- _Aim of the exercise_
In the entries below, print exactly the lines from the first through the one with "const chartTitle = 'population", both included, and none of the pictures.

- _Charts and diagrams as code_

============

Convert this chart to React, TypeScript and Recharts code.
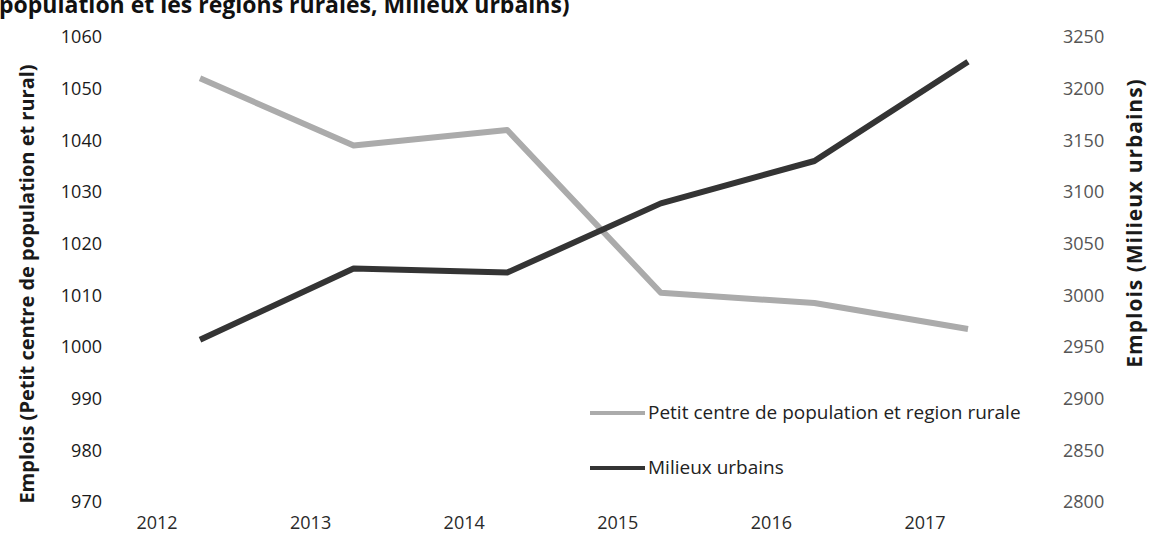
import React from 'react';
import { LineChart, Line, XAxis, YAxis, Legend } from 'recharts';

const years = ['2012', '2013', '2014', '2015', '2016', '2017'];
const ruralValues = [1052, 1039, 1042, 1010.5, 1008.5, 1003.5];
const urbainValues = [2957, 3026, 3022, 3089, 3130, 3226];
const leftTicks = [970, 980, 990, 1000, 1010, 1020, 1030, 1040, 1050, 1060];
const rightTicks = [2800, 2850, 2900, 2950, 3000, 3050, 3100, 3150, 3200, 3250];

const ruralName = 'Petit centre de population et region rurale';
const urbainName = 'Milieux urbains';
const leftTitle = 'Emplois (Petit centre de population et rural)';
const rightTitle = 'Emplois (Milieux urbains)';
const chartTitle = 'population et les régions rurales, Milieux urbains)';

const data = years.map((y, i) => ({ year: y, rural: ruralValues[i], urbain: urbainValues[i] }));

const FONT = '"Open Sans", sans-serif';
const GRAY = '#ababab';
const DARK = '#343434';

const XTick = (props: any) => {
  const { x, y, payload } = props;
  return (
    <text x={x - 43} y={y + 19} textAnchor="middle" fontFamily={FONT} fontSize={18} fill="#2a2a2a">
      {payload.value}
    </text>
  );
};

const renderLegend = () => (
  <svg width={470} height={95} style={{ display: 'block' }}>
    <line x1={5} y1={18} x2={60} y2={18} stroke={GRAY} strokeWidth={4} />
    <text x={63} y={24} fontFamily={FONT} fontSize={19} fill="#222">{ruralName}</text>
    <line x1={5} y1={73} x2={60} y2={73} stroke={DARK} strokeWidth={4} />
    <text x={63} y={79} fontFamily={FONT} fontSize={19} fill="#222">{urbainName}</text>
  </svg>
);

export default function App() {
  return (
    <div style={{ position: 'absolute', left: 0, top: 0, width: 1150, height: 542, background: '#fff', overflow: 'hidden' }}>
      <svg width={1150} height={30} style={{ position: 'absolute', left: 0, top: 0 }}>
        <text x={-1} y={13} fontFamily={FONT} fontSize={23} fontWeight={700} fill="#111">{chartTitle}</text>
      </svg>
      <div style={{ position: 'absolute', left: 0, top: 0 }}>
        <LineChart width={1150} height={542} data={data} margin={{ top: 37, right: 0, bottom: 0, left: 0 }}>
          <XAxis dataKey="year" axisLine={false} tickLine={false} height={40} tick={<XTick />} interval={0} padding={{ left: 77, right: 77 }} />
          <YAxis
            yAxisId="left"
            orientation="left"
            width={123}
            domain={[970, 1060]}
            ticks={leftTicks}
            axisLine={false}
            tickLine={false}
            tickMargin={15}
            interval={0}
            tick={{ fontFamily: FONT, fontSize: 18, fill: '#1a1a1a' }}
            label={() => (
              <text transform="translate(26,284) rotate(-90)" textAnchor="middle" dominantBaseline="central" fontFamily={FONT} fontSize={20} fontWeight={700} fill="#1a1a1a">
                {leftTitle}
              </text>
            )}
          />
          <YAxis
            yAxisId="right"
            orientation="right"
            width={105}
            domain={[2800, 3250]}
            ticks={rightTicks}
            axisLine={false}
            tickLine={false}
            tickMargin={12}
            interval={0}
            tick={{ fontFamily: FONT, fontSize: 18, fill: '#555' }}
            label={() => (
              <text transform="translate(1134,223) rotate(-90)" textAnchor="middle" dominantBaseline="central" fontFamily={FONT} fontSize={21} letterSpacing={1} fontWeight={700} fill="#1a1a1a">
                {rightTitle}
              </text>
            )}
          />
          <Legend
            layout="horizontal"
            verticalAlign="middle"
            content={renderLegend}
            wrapperStyle={{ position: 'absolute', left: 585, top: 395, width: 470, height: 95 }}
          />
          <Line yAxisId="left" type="linear" dataKey="rural" name={ruralName} stroke={GRAY} strokeWidth={6} dot={false} strokeLinejoin="round" isAnimationActive={false} />
          <Line yAxisId="right" type="linear" dataKey="urbain" name={urbainName} stroke={DARK} strokeWidth={6} dot={false} strokeLinejoin="round" isAnimationActive={false} />
        </LineChart>
      </div>
    </div>
  );
}
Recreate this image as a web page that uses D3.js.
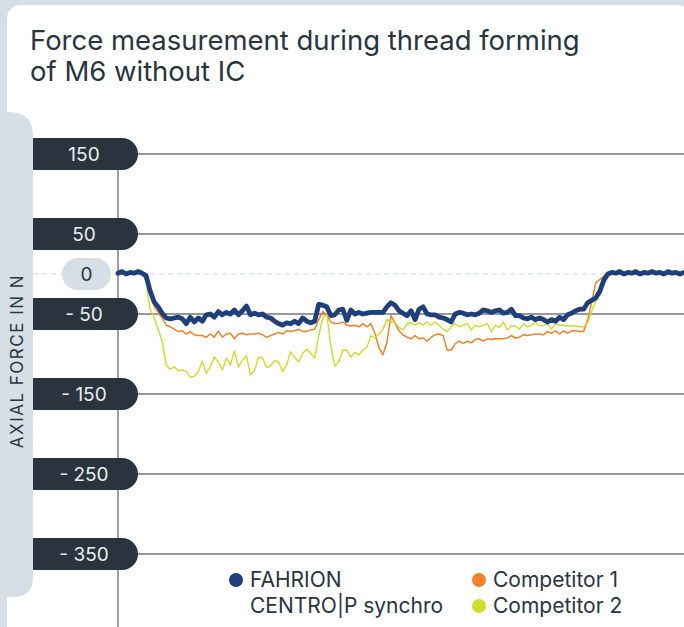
<!DOCTYPE html>
<html>
<head>
<meta charset="utf-8">
<script src="https://cdn.jsdelivr.net/npm/d3@7"></script>
<style>
  html, body { margin: 0; padding: 0; background: #d6dfe5; }
  svg { display: block; }
</style>
</head>
<body>
<svg id="chart" width="684" height="627"></svg>
<script>
// ---------- DATA ----------
const titleLines = ["Force measurement during thread forming", "of M6 without IC"];
const yAxisTitle = "AXIAL FORCE IN N";
const tickValues = [150, 50, 0, -50, -150, -250, -350];
const tickLabels = ["150", "50", "0", "- 50", "- 150", "- 250", "- 350"];
const seriesNames = ["FAHRION\nCENTRO|P synchro", "Competitor 1", "Competitor 2"];
const seriesColors = ["#1e3f7c", "#f5822a", "#cfdc2c"];

// axial force (N) per sample, equally spaced in time
const fahrion = [
  1, 3, 0, 2, 1, 3, 1, -2,
  -21, -35, -41, -49, -55, -56, -55, -54,
  -56, -62, -54, -60, -55, -59, -51, -50,
  -54, -47, -51, -48, -50, -45, -51, -46,
  -40, -51, -49, -51, -50, -54, -55, -59,
  -62, -64, -61, -62, -59, -62, -55, -59,
  -61, -59, -38, -39, -41, -52, -51, -45,
  -44, -58, -45, -50, -48, -50, -49, -48,
  -48, -48, -48, -41, -36, -39, -46, -49,
  -52, -46, -57, -44, -41, -50, -51, -51,
  -54, -55, -57, -60, -50, -48, -49, -51,
  -50, -51, -49, -45, -46, -48, -46, -45,
  -49, -48, -44, -52, -52, -55, -56, -54,
  -57, -55, -57, -60, -57, -59, -54, -57,
  -51, -49, -46, -44, -44, -36, -33, -30,
  -22, -8, 0, 2,
  1, 3, 0, 2, 1, 3, 0, 2, 1, 3, 1, 2, 0, 3, 1, 2, 0, 2
];
const competitor1 = [
  1, 0, 1, 0, 1, 0, 1, -1,
  -23, -40, -48, -55, -64, -66, -69, -72,
  -71, -75, -72, -76, -77, -77, -79, -75,
  -79, -71, -79, -75, -74, -81, -75, -74,
  -76, -75, -75, -74, -76, -79, -77, -75,
  -73, -75, -71, -72, -71, -69, -72, -72,
  -70, -69, -57, -47, -51, -60, -62, -62,
  -60, -64, -65, -64, -66, -62, -66, -62,
  -74, -92, -101, -85, -52, -61, -71, -76,
  -79, -81, -77, -81, -80, -84, -79, -76,
  -75, -77, -95, -95, -87, -84, -87, -84,
  -86, -82, -81, -84, -81, -82, -81, -81,
  -81, -80, -77, -80, -79, -76, -77, -76,
  -75, -75, -76, -72, -74, -71, -75, -71,
  -74, -71, -71, -72, -72, -57, -35, -11,
  -7, -3, 0, 1,
  0, 1, 0, 1, 0, 1, 0, 1, 0, 1, 0, 1, 0, 1, 0, 1, 0, 1
];
const competitor2 = [
  0, 0, 0, 0, 0, 0, 0, -10,
  -44, -54, -69, -84, -114, -119, -116, -121,
  -120, -122, -129, -128, -122, -109, -124, -116,
  -104, -110, -120, -105, -114, -96, -116, -108,
  -102, -126, -121, -104, -105, -117, -115, -108,
  -110, -122, -114, -97, -104, -110, -99, -94,
  -99, -105, -77, -55, -50, -89, -115, -110,
  -95, -95, -104, -98, -101, -95, -92, -77,
  -80, -75, -69, -57, -60, -60, -67, -70,
  -62, -61, -64, -61, -64, -60, -64, -60,
  -64, -69, -72, -66, -62, -66, -64, -62,
  -70, -64, -66, -64, -62, -72, -64, -67,
  -60, -70, -65, -65, -69, -62, -66, -64,
  -60, -65, -64, -62, -69, -62, -64, -64,
  -65, -65, -65, -66, -66, -61, -47, -34,
  -22, -6, 0, 0,
  0, 0, 0, 0, 0, 0, 0, 0, 0, 0, 0, 0, 0, 0, 0, 0, 0, 0
];

// ---------- DRAW ----------
const W = 684, H = 627;
const svg = d3.select("#chart");
const dark = "#29343f";
const bgGray = "#d6dfe5";
const font = "Inter, 'Noto Sans', sans-serif";

// card
svg.append("rect").attr("x", 7).attr("y", 5).attr("width", 684).attr("height", 700)
  .attr("rx", 14).attr("fill", "#ffffff");

// left strip for axis title
const stripTop = 112, stripBottom = 597, stripW = 33, r1 = 24, r2 = 20;
svg.append("path").attr("fill", bgGray).attr("d",
  `M0,${stripTop} L${stripW - r1},${stripTop} Q${stripW},${stripTop} ${stripW},${stripTop + r1}
   L${stripW},${stripBottom - r2} Q${stripW},${stripBottom} ${stripW - r2},${stripBottom}
   L0,${stripBottom} Z`);
svg.append("rect").attr("x", 7).attr("y", stripBottom).attr("width", 60).attr("height", 60)
  .attr("rx", 10).attr("fill", "#ffffff");

// title (two separate lines)
const titleNodes = titleLines.map((t, i) =>
  svg.append("text").attr("font-family", font).attr("font-size", 24)
    .attr("fill", dark).attr("x", 30).attr("y", 50 + i * 31).text(t));
// fit the first line to the reference width (~550px)
const firstLen = titleNodes[0].node().getComputedTextLength();
const titleSize = 24 * 550 / firstLen;
titleNodes.forEach(n => n.attr("font-size", titleSize));

const x = d3.scaleLinear().domain([0, fahrion.length - 1]).range([118, 684]);
const y = d3.scaleLinear().domain([150, -350]).range([154, 554]);

// vertical axis line
svg.append("line").attr("x1", 118).attr("x2", 118).attr("y1", y(150)).attr("y2", H)
  .attr("stroke", "#3a4450").attr("stroke-width", 1);

// gridlines
tickValues.forEach(v => {
  if (v === 0) {
    svg.append("line").attr("x1", 33).attr("x2", W).attr("y1", y(v)).attr("y2", y(v))
      .attr("stroke", "#cdd7dd").attr("stroke-width", 1).attr("stroke-dasharray", "5,4");
  } else {
    svg.append("line").attr("x1", 120).attr("x2", W).attr("y1", y(v)).attr("y2", y(v))
      .attr("stroke", dark).attr("stroke-width", 1.2);
  }
});

// pills
const pillH = 32, pr = 16;
tickValues.forEach((v, i) => {
  const cy = y(v);
  if (v === 0) {
    svg.append("rect").attr("x", 62).attr("y", cy - pillH / 2).attr("width", 49).attr("height", pillH)
      .attr("rx", pr).attr("fill", bgGray);
    svg.append("text").attr("x", 86.5).attr("y", cy).attr("dy", "0.36em")
      .attr("text-anchor", "middle").attr("font-family", font).attr("font-size", 19)
      .attr("fill", dark).text(tickLabels[i]);
  } else {
    const x0 = 33, x1 = 138;
    svg.append("path").attr("fill", dark).attr("d",
      `M${x0},${cy - pillH / 2} L${x1 - pr},${cy - pillH / 2}
       A${pr},${pr} 0 0 1 ${x1 - pr},${cy + pillH / 2} L${x0},${cy + pillH / 2} Z`);
    svg.append("text").attr("x", 84).attr("y", cy).attr("dy", "0.36em")
      .attr("text-anchor", "middle").attr("font-family", font).attr("font-size", 19)
      .attr("fill", "#e9eef1").text(tickLabels[i]);
  }
});

// axis title
svg.append("text").attr("transform", `translate(23,361) rotate(-90)`)
  .attr("text-anchor", "middle").attr("font-family", font).attr("font-size", 17)
  .attr("letter-spacing", 1.5).attr("fill", dark).text(yAxisTitle);

// lines
const line = d3.line().x((d, i) => x(i)).y(d => y(d));
[[competitor1, 1, 1.5], [competitor2, 2, 1.4], [fahrion, 0, 4.8]].forEach(([data, ci, w]) => {
  svg.append("path").datum(data).attr("d", line).attr("fill", "none")
    .attr("stroke", seriesColors[ci]).attr("stroke-width", w)
    .attr("stroke-linejoin", "round").attr("stroke-linecap", "round");
});

// legend
const legendPos = [[236, 580, 250], [479, 580, 493], [479, 606, 493]];
seriesNames.forEach((name, i) => {
  const [cx, cy, tx] = legendPos[i];
  svg.append("circle").attr("cx", cx).attr("cy", cy).attr("r", 7).attr("fill", seriesColors[i]);
  name.split("\n").forEach((ln, j) => {
    svg.append("text").attr("font-family", font).attr("font-size", 21).attr("fill", dark)
      .attr("x", tx).attr("y", cy + 7 + j * 26).text(ln);
  });
});
</script>
</body>
</html>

============

- _Completed exercise_
Convert this chart to React, TypeScript and Recharts code.
import React from 'react';
import { LineChart, Line, XAxis, YAxis, Legend } from 'recharts';

const years = ['2012', '2013', '2014', '2015', '2016', '2017'];
const ruralValues = [1052, 1039, 1042, 1010.5, 1008.5, 1003.5];
const urbainValues = [2957, 3026, 3022, 3089, 3130, 3226];
const leftTicks = [970, 980, 990, 1000, 1010, 1020, 1030, 1040, 1050, 1060];
const rightTicks = [2800, 2850, 2900, 2950, 3000, 3050, 3100, 3150, 3200, 3250];

const ruralName = 'Petit centre de population et region rurale';
const urbainName = 'Milieux urbains';
const leftTitle = 'Emplois (Petit centre de population et rural)';
const rightTitle = 'Emplois (Milieux urbains)';
const chartTitle = 'population et les régions rurales, Milieux urbains)';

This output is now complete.